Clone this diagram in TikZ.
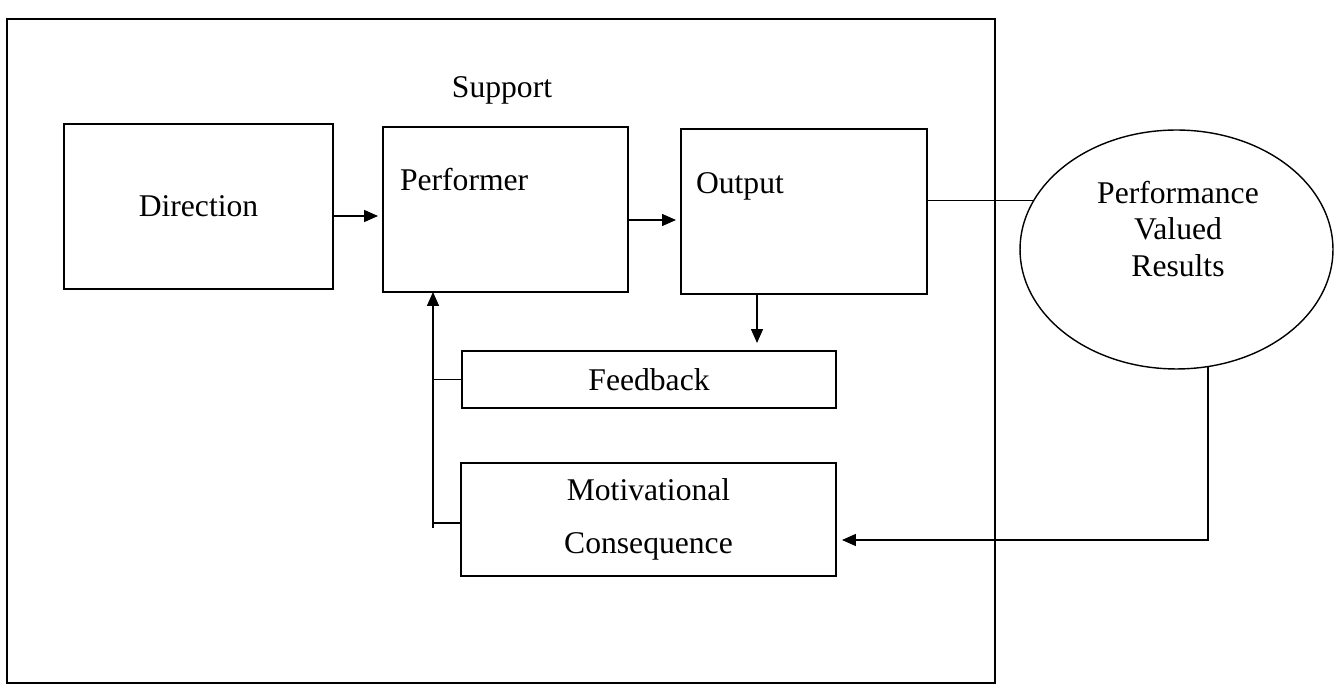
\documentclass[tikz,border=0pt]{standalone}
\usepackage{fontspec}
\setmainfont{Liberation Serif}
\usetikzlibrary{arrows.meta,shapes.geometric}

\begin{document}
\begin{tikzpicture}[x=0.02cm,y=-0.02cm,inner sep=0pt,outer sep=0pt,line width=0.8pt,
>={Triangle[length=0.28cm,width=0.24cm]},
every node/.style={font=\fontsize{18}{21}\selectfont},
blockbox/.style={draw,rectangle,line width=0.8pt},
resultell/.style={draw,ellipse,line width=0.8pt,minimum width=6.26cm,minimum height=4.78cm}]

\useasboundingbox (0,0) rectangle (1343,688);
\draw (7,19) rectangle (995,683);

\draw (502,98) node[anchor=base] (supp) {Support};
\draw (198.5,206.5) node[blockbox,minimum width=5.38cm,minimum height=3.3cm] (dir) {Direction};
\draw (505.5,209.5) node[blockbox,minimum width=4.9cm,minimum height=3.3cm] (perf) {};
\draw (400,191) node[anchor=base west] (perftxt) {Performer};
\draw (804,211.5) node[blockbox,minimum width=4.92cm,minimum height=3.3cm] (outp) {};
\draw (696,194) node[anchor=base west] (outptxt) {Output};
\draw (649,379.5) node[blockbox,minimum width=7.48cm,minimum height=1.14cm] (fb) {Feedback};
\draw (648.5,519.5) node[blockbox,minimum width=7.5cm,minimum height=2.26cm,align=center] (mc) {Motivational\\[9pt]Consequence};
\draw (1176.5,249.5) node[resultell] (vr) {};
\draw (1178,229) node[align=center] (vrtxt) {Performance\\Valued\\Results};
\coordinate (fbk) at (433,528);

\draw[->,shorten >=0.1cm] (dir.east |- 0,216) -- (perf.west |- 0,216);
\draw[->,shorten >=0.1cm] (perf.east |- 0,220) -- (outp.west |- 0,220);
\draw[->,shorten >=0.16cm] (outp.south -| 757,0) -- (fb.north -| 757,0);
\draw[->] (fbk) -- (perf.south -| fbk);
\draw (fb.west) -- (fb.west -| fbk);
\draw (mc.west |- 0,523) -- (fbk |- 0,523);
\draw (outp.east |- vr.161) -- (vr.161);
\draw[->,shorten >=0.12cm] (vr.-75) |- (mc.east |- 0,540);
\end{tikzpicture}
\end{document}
━━━━━━━━━━━━━━━━━━━━
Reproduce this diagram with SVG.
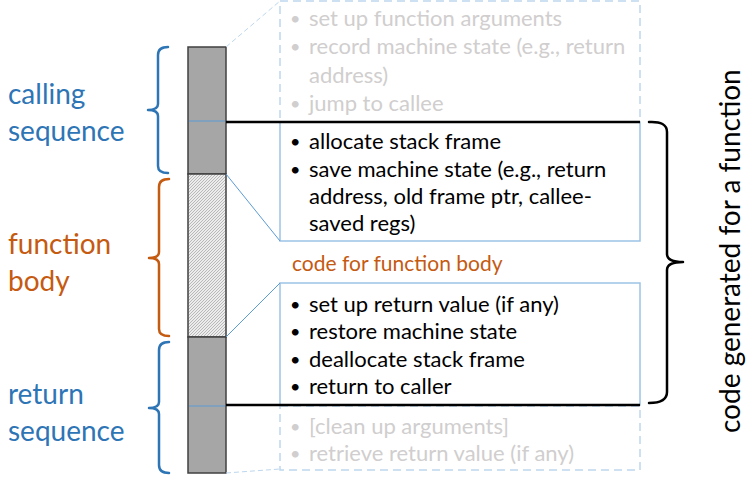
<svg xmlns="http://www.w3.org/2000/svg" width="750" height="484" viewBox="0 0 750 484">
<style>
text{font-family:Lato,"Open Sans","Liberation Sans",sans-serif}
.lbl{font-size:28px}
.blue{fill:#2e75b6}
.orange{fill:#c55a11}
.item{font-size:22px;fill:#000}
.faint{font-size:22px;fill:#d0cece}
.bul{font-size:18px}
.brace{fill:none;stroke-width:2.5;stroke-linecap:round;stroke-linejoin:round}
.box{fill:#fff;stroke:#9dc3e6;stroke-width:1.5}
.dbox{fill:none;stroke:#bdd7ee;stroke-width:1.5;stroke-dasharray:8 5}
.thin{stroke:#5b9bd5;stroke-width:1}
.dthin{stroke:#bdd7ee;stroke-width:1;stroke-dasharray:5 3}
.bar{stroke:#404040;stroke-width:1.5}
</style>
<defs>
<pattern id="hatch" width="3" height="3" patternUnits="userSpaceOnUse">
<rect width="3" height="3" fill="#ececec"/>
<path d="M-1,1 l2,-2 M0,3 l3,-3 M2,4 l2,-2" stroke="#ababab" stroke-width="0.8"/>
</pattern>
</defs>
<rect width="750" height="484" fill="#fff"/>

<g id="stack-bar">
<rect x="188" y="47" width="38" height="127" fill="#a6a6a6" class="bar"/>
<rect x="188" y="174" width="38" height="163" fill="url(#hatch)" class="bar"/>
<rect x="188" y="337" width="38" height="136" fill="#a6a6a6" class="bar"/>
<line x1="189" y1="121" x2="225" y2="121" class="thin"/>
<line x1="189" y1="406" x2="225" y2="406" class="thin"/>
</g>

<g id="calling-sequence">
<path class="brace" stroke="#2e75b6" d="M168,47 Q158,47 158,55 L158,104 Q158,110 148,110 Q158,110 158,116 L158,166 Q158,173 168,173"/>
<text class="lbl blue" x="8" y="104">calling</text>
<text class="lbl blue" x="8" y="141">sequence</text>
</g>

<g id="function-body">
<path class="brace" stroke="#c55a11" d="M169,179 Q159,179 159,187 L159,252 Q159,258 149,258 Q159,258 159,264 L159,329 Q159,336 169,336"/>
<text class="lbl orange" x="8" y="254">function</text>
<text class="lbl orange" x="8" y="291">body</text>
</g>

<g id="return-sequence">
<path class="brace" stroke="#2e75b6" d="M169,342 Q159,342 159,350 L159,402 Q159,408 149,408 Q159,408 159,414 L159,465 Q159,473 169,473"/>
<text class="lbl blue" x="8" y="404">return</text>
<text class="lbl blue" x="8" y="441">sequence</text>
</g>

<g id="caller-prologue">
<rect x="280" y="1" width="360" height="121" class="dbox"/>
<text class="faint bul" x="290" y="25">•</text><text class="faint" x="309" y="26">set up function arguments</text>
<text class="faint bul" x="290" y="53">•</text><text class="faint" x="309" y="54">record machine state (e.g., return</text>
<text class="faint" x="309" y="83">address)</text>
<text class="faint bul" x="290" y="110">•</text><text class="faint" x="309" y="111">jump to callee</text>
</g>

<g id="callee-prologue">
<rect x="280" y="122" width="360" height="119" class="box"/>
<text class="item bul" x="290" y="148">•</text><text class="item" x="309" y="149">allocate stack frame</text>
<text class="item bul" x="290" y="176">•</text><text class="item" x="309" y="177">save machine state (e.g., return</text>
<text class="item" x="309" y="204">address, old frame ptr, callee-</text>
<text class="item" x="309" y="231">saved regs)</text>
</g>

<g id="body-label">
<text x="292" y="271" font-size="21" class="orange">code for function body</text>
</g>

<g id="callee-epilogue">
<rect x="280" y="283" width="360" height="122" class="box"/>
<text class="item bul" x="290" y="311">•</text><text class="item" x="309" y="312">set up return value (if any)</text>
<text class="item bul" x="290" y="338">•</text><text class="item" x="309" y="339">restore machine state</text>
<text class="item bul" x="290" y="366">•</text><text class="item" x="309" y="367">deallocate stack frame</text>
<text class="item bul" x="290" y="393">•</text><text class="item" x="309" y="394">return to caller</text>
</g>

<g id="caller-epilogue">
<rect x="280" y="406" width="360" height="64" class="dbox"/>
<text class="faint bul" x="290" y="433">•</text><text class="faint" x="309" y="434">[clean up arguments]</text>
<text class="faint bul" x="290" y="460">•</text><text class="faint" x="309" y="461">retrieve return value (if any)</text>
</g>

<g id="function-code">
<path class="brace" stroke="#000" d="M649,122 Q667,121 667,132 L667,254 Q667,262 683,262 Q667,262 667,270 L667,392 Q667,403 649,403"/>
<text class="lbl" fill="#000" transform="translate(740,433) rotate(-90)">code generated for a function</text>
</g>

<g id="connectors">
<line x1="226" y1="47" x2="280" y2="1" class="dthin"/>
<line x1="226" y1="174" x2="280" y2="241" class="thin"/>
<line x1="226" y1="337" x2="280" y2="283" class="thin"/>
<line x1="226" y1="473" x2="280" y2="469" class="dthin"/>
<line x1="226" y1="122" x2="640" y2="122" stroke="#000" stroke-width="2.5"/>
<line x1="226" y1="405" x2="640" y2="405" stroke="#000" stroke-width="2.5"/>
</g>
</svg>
━━━━━━━━━━━━━━━━━━━━
EXERCISE — Select the lines from the entries that include the word "this".

EXERCISE RESULT —
Clone this diagram in TikZ.
Reproduce this diagram with SVG.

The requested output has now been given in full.